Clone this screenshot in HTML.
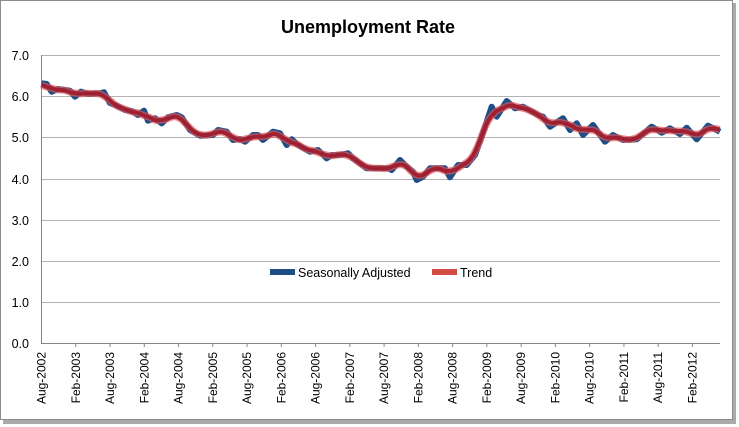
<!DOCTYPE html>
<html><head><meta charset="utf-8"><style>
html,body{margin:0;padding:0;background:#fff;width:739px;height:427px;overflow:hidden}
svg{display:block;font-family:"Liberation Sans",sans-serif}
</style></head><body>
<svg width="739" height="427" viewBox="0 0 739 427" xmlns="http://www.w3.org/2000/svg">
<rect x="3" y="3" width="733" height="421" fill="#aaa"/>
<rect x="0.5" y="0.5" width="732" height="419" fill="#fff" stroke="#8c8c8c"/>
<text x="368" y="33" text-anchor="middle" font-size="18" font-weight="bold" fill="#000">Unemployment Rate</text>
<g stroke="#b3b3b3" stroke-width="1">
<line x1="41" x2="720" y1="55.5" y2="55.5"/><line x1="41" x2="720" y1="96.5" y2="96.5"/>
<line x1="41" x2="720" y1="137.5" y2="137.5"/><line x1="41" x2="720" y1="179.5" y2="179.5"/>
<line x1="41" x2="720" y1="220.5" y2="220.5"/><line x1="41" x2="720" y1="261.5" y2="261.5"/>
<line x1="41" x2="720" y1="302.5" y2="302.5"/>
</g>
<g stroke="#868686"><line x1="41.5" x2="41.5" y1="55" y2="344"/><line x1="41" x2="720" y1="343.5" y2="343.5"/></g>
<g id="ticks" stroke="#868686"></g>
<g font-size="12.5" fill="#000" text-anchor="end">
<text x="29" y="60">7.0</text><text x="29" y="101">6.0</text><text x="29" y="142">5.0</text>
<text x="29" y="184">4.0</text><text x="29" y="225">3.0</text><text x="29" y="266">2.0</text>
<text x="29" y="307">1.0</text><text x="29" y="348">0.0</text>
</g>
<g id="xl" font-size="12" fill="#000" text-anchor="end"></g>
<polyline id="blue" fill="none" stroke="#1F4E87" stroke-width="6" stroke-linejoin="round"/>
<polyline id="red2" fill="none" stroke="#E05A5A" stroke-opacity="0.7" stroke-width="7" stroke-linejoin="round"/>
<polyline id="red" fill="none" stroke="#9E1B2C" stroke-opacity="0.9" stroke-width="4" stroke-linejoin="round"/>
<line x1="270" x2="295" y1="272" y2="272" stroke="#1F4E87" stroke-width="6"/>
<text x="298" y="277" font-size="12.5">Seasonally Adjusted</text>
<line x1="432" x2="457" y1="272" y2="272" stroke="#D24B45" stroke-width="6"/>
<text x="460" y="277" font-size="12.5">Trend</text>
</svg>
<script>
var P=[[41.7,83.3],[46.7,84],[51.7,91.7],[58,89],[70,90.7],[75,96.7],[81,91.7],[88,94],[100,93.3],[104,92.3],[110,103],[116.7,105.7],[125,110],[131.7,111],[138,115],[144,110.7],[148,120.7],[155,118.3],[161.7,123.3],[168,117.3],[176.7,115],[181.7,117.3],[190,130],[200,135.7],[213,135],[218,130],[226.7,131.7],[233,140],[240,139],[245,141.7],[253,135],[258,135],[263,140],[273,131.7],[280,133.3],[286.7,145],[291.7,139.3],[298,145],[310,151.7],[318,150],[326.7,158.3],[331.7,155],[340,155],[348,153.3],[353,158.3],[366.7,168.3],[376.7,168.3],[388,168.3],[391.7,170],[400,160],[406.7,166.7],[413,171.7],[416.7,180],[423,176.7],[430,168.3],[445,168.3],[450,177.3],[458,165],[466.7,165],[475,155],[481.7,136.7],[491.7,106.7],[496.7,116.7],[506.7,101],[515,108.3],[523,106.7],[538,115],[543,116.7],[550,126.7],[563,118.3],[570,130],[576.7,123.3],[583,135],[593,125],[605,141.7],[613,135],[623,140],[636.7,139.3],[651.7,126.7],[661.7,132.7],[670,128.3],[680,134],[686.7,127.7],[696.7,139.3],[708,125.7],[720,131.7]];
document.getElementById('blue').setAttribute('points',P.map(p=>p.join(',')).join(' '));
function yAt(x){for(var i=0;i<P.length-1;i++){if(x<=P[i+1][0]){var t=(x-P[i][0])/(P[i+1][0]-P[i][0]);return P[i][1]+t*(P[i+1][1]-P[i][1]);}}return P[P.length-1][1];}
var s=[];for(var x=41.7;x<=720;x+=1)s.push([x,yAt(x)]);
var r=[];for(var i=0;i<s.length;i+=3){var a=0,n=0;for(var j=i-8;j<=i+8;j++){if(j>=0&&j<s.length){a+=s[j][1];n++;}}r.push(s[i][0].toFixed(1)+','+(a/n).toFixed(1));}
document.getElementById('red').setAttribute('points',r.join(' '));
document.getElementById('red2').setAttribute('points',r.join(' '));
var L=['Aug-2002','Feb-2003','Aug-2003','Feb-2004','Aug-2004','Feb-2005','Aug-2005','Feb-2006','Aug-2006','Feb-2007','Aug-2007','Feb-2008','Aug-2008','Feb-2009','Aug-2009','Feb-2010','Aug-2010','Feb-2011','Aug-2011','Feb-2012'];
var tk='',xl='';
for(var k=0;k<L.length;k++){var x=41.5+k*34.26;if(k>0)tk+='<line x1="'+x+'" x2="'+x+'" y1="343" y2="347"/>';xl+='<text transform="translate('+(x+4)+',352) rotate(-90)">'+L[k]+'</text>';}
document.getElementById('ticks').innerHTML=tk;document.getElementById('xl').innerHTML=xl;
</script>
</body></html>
───
YOUR OBJECTIVE —
Transcribe the full listing character for character. Pictures are excluded.

PROBLEM SOLUTION —
Clone this screenshot in HTML.
<!DOCTYPE html>
<html><head><meta charset="utf-8"><style>
html,body{margin:0;padding:0;background:#fff;width:739px;height:427px;overflow:hidden}
svg{display:block;font-family:"Liberation Sans",sans-serif}
</style></head><body>
<svg width="739" height="427" viewBox="0 0 739 427" xmlns="http://www.w3.org/2000/svg">
<rect x="3" y="3" width="733" height="421" fill="#aaa"/>
<rect x="0.5" y="0.5" width="732" height="419" fill="#fff" stroke="#8c8c8c"/>
<text x="368" y="33" text-anchor="middle" font-size="18" font-weight="bold" fill="#000">Unemployment Rate</text>
<g stroke="#b3b3b3" stroke-width="1">
<line x1="41" x2="720" y1="55.5" y2="55.5"/><line x1="41" x2="720" y1="96.5" y2="96.5"/>
<line x1="41" x2="720" y1="137.5" y2="137.5"/><line x1="41" x2="720" y1="179.5" y2="179.5"/>
<line x1="41" x2="720" y1="220.5" y2="220.5"/><line x1="41" x2="720" y1="261.5" y2="261.5"/>
<line x1="41" x2="720" y1="302.5" y2="302.5"/>
</g>
<g stroke="#868686"><line x1="41.5" x2="41.5" y1="55" y2="344"/><line x1="41" x2="720" y1="343.5" y2="343.5"/></g>
<g id="ticks" stroke="#868686"></g>
<g font-size="12.5" fill="#000" text-anchor="end">
<text x="29" y="60">7.0</text><text x="29" y="101">6.0</text><text x="29" y="142">5.0</text>
<text x="29" y="184">4.0</text><text x="29" y="225">3.0</text><text x="29" y="266">2.0</text>
<text x="29" y="307">1.0</text><text x="29" y="348">0.0</text>
</g>
<g id="xl" font-size="12" fill="#000" text-anchor="end"></g>
<polyline id="blue" fill="none" stroke="#1F4E87" stroke-width="6" stroke-linejoin="round"/>
<polyline id="red2" fill="none" stroke="#E05A5A" stroke-opacity="0.7" stroke-width="7" stroke-linejoin="round"/>
<polyline id="red" fill="none" stroke="#9E1B2C" stroke-opacity="0.9" stroke-width="4" stroke-linejoin="round"/>
<line x1="270" x2="295" y1="272" y2="272" stroke="#1F4E87" stroke-width="6"/>
<text x="298" y="277" font-size="12.5">Seasonally Adjusted</text>
<line x1="432" x2="457" y1="272" y2="272" stroke="#D24B45" stroke-width="6"/>
<text x="460" y="277" font-size="12.5">Trend</text>
</svg>
<script>
var P=[[41.7,83.3],[46.7,84],[51.7,91.7],[58,89],[70,90.7],[75,96.7],[81,91.7],[88,94],[100,93.3],[104,92.3],[110,103],[116.7,105.7],[125,110],[131.7,111],[138,115],[144,110.7],[148,120.7],[155,118.3],[161.7,123.3],[168,117.3],[176.7,115],[181.7,117.3],[190,130],[200,135.7],[213,135],[218,130],[226.7,131.7],[233,140],[240,139],[245,141.7],[253,135],[258,135],[263,140],[273,131.7],[280,133.3],[286.7,145],[291.7,139.3],[298,145],[310,151.7],[318,150],[326.7,158.3],[331.7,155],[340,155],[348,153.3],[353,158.3],[366.7,168.3],[376.7,168.3],[388,168.3],[391.7,170],[400,160],[406.7,166.7],[413,171.7],[416.7,180],[423,176.7],[430,168.3],[445,168.3],[450,177.3],[458,165],[466.7,165],[475,155],[481.7,136.7],[491.7,106.7],[496.7,116.7],[506.7,101],[515,108.3],[523,106.7],[538,115],[543,116.7],[550,126.7],[563,118.3],[570,130],[576.7,123.3],[583,135],[593,125],[605,141.7],[613,135],[623,140],[636.7,139.3],[651.7,126.7],[661.7,132.7],[670,128.3],[680,134],[686.7,127.7],[696.7,139.3],[708,125.7],[720,131.7]];
document.getElementById('blue').setAttribute('points',P.map(p=>p.join(',')).join(' '));
function yAt(x){for(var i=0;i<P.length-1;i++){if(x<=P[i+1][0]){var t=(x-P[i][0])/(P[i+1][0]-P[i][0]);return P[i][1]+t*(P[i+1][1]-P[i][1]);}}return P[P.length-1][1];}
var s=[];for(var x=41.7;x<=720;x+=1)s.push([x,yAt(x)]);
var r=[];for(var i=0;i<s.length;i+=3){var a=0,n=0;for(var j=i-8;j<=i+8;j++){if(j>=0&&j<s.length){a+=s[j][1];n++;}}r.push(s[i][0].toFixed(1)+','+(a/n).toFixed(1));}
document.getElementById('red').setAttribute('points',r.join(' '));
document.getElementById('red2').setAttribute('points',r.join(' '));
var L=['Aug-2002','Feb-2003','Aug-2003','Feb-2004','Aug-2004','Feb-2005','Aug-2005','Feb-2006','Aug-2006','Feb-2007','Aug-2007','Feb-2008','Aug-2008','Feb-2009','Aug-2009','Feb-2010','Aug-2010','Feb-2011','Aug-2011','Feb-2012'];
var tk='',xl='';
for(var k=0;k<L.length;k++){var x=41.5+k*34.26;if(k>0)tk+='<line x1="'+x+'" x2="'+x+'" y1="343" y2="347"/>';xl+='<text transform="translate('+(x+4)+',352) rotate(-90)">'+L[k]+'</text>';}
document.getElementById('ticks').innerHTML=tk;document.getElementById('xl').innerHTML=xl;
</script>
</body></html>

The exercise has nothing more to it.